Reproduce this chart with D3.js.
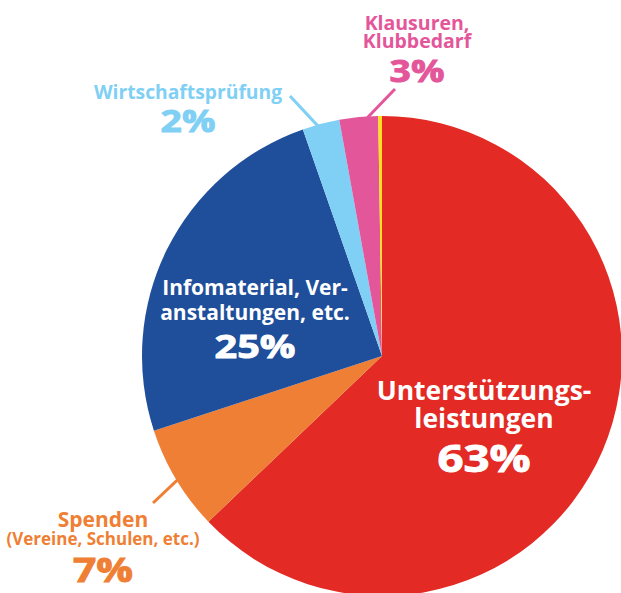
<!DOCTYPE html>
<html>
<head>
<meta charset="UTF-8">
<style>
body { margin: 0; background: #fff; }
text { font-family: "Open Sans", "Lato", sans-serif; font-weight: 700; }
</style>
</head>
<body>
<svg width="621" height="593"></svg>
<script src="https://cdn.jsdelivr.net/npm/d3@7"></script>
<script>
// shares (percent of full circle)
var categories = ["Unterstützungsleistungen", "Spenden", "Infomaterial", "Wirtschaftsprüfung", "Klausuren", "Sonstiges"];
var values = [62.9, 7.1, 24.7, 2.5, 2.6, 0.25];
var colors = ["#e32a24", "#ef7f34", "#1f4e9a", "#80cff4", "#e4569a", "#ffe01a"];
var pctLabels = ["63%", "7%", "25%", "2%", "3%", ""];

var svg = d3.select("svg"),
    cx = 382, cy = 356, r = 240;

var pie = d3.pie().sort(null).value(function(d) { return d; });
var arc = d3.arc().innerRadius(0).outerRadius(r);
var arcs = pie(values);

var g = svg.append("g").attr("transform", "translate(" + cx + "," + cy + ")");

g.selectAll("path")
    .data(arcs)
  .enter().append("path")
    .attr("d", arc)
    .attr("fill", function(d, i) { return colors[i]; });

// point on the rim at fraction t of a slice
function rim(d, t, rr) {
  var a = d.startAngle + (d.endAngle - d.startAngle) * t;
  return [cx + rr * Math.sin(a), cy - rr * Math.cos(a)];
}

// leader lines: slice index, fraction along slice, outer end
var leaders = [
  {i: 1, t: 0.49, to: [153, 503]},
  {i: 3, t: 0.42, to: [290, 96]},
  {i: 4, t: 0.7, to: [395, 89]}
];
leaders.forEach(function(l) {
  var p = rim(arcs[l.i], l.t, r - 2);
  svg.append("line")
      .attr("x1", p[0]).attr("y1", p[1])
      .attr("x2", l.to[0]).attr("y2", l.to[1])
      .attr("stroke", colors[l.i])
      .attr("stroke-width", 3);
});

// label blocks: [text, baseline y, size, is percent]
var labels = [
  {i: 0, x: 484, fill: "#fff", lines: [["Unterstützungs-", 400, 26.5], ["leistungen", 428, 26.5], [pctLabels[0], 472, 38, 1]]},
  {i: 2, x: 255, fill: "#fff", lines: [["Infomaterial, Ver-", 295, 21], ["anstaltungen, etc.", 320, 21], [pctLabels[2], 358, 33, 1]]},
  {i: 1, x: 103, fill: colors[1], lines: [["Spenden", 527, 21], ["(Vereine, Schulen, etc.)", 545, 17], [pctLabels[1], 582, 34, 1]]},
  {i: 3, x: 188, fill: colors[3], lines: [["Wirtschaftsprüfung", 99, 19.3], [pctLabels[3], 132, 31, 1]]},
  {i: 4, x: 417, fill: colors[4], lines: [["Klausuren,", 30, 19.5], ["Klubbedarf", 48, 19.5], [pctLabels[4], 82, 31, 1]]}
];

labels.forEach(function(lb) {
  lb.lines.forEach(function(ln) {
    // percent figures are set wider and heavier, like the original's numerals
    var sx = ln[3] ? 1.2 : 1;
    svg.append("text")
        .attr("transform", "translate(" + lb.x + "," + ln[1] + ") scale(" + sx + ",1)")
        .attr("text-anchor", "middle")
        .attr("fill", lb.fill)
        .attr("stroke", ln[3] ? lb.fill : "none")
        .attr("stroke-width", 0.9)
        .style("font-size", ln[2] + "px")
        .text(ln[0]);
  });
});
</script>
</body>
</html>
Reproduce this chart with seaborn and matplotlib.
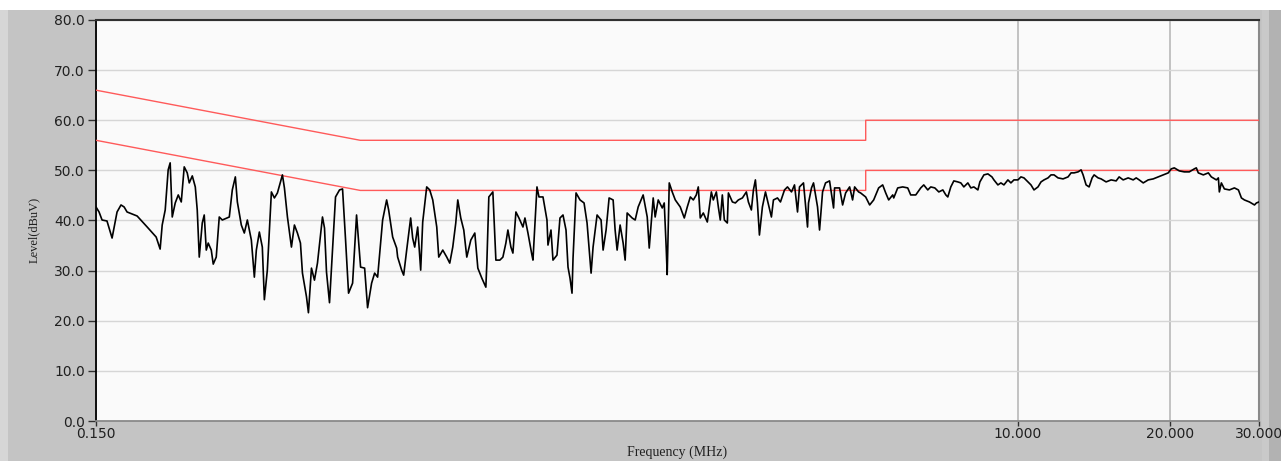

★ ★ ★ ★ ★ ★ ★

§ **TASK INSTRUCTIONS**
Without the pictures, extract every entry verbatim.

§ **CORRECT RESULT**
Reproduce this chart with D3.js.
<!DOCTYPE html>
<html>
<head>
<meta charset="UTF-8">
<style>
body { margin: 0; background: #fff; }
text { font-family: "Open Sans", "Lato", sans-serif; font-weight: 700; }
</style>
</head>
<body>
<svg width="621" height="593"></svg>
<script src="https://cdn.jsdelivr.net/npm/d3@7"></script>
<script>
// shares (percent of full circle)
var categories = ["Unterstützungsleistungen", "Spenden", "Infomaterial", "Wirtschaftsprüfung", "Klausuren", "Sonstiges"];
var values = [62.9, 7.1, 24.7, 2.5, 2.6, 0.25];
var colors = ["#e32a24", "#ef7f34", "#1f4e9a", "#80cff4", "#e4569a", "#ffe01a"];
var pctLabels = ["63%", "7%", "25%", "2%", "3%", ""];

var svg = d3.select("svg"),
    cx = 382, cy = 356, r = 240;

var pie = d3.pie().sort(null).value(function(d) { return d; });
var arc = d3.arc().innerRadius(0).outerRadius(r);
var arcs = pie(values);

var g = svg.append("g").attr("transform", "translate(" + cx + "," + cy + ")");

g.selectAll("path")
    .data(arcs)
  .enter().append("path")
    .attr("d", arc)
    .attr("fill", function(d, i) { return colors[i]; });

// point on the rim at fraction t of a slice
function rim(d, t, rr) {
  var a = d.startAngle + (d.endAngle - d.startAngle) * t;
  return [cx + rr * Math.sin(a), cy - rr * Math.cos(a)];
}

// leader lines: slice index, fraction along slice, outer end
var leaders = [
  {i: 1, t: 0.49, to: [153, 503]},
  {i: 3, t: 0.42, to: [290, 96]},
  {i: 4, t: 0.7, to: [395, 89]}
];
leaders.forEach(function(l) {
  var p = rim(arcs[l.i], l.t, r - 2);
  svg.append("line")
      .attr("x1", p[0]).attr("y1", p[1])
      .attr("x2", l.to[0]).attr("y2", l.to[1])
      .attr("stroke", colors[l.i])
      .attr("stroke-width", 3);
});

// label blocks: [text, baseline y, size, is percent]
var labels = [
  {i: 0, x: 484, fill: "#fff", lines: [["Unterstützungs-", 400, 26.5], ["leistungen", 428, 26.5], [pctLabels[0], 472, 38, 1]]},
  {i: 2, x: 255, fill: "#fff", lines: [["Infomaterial, Ver-", 295, 21], ["anstaltungen, etc.", 320, 21], [pctLabels[2], 358, 33, 1]]},
  {i: 1, x: 103, fill: colors[1], lines: [["Spenden", 527, 21], ["(Vereine, Schulen, etc.)", 545, 17], [pctLabels[1], 582, 34, 1]]},
  {i: 3, x: 188, fill: colors[3], lines: [["Wirtschaftsprüfung", 99, 19.3], [pctLabels[3], 132, 31, 1]]},
  {i: 4, x: 417, fill: colors[4], lines: [["Klausuren,", 30, 19.5], ["Klubbedarf", 48, 19.5], [pctLabels[4], 82, 31, 1]]}
];

labels.forEach(function(lb) {
  lb.lines.forEach(function(ln) {
    // percent figures are set wider and heavier, like the original's numerals
    var sx = ln[3] ? 1.2 : 1;
    svg.append("text")
        .attr("transform", "translate(" + lb.x + "," + ln[1] + ") scale(" + sx + ",1)")
        .attr("text-anchor", "middle")
        .attr("fill", lb.fill)
        .attr("stroke", ln[3] ? lb.fill : "none")
        .attr("stroke-width", 0.9)
        .style("font-size", ln[2] + "px")
        .text(ln[0]);
  });
});
</script>
</body>
</html>
Reproduce this chart with seaborn and matplotlib.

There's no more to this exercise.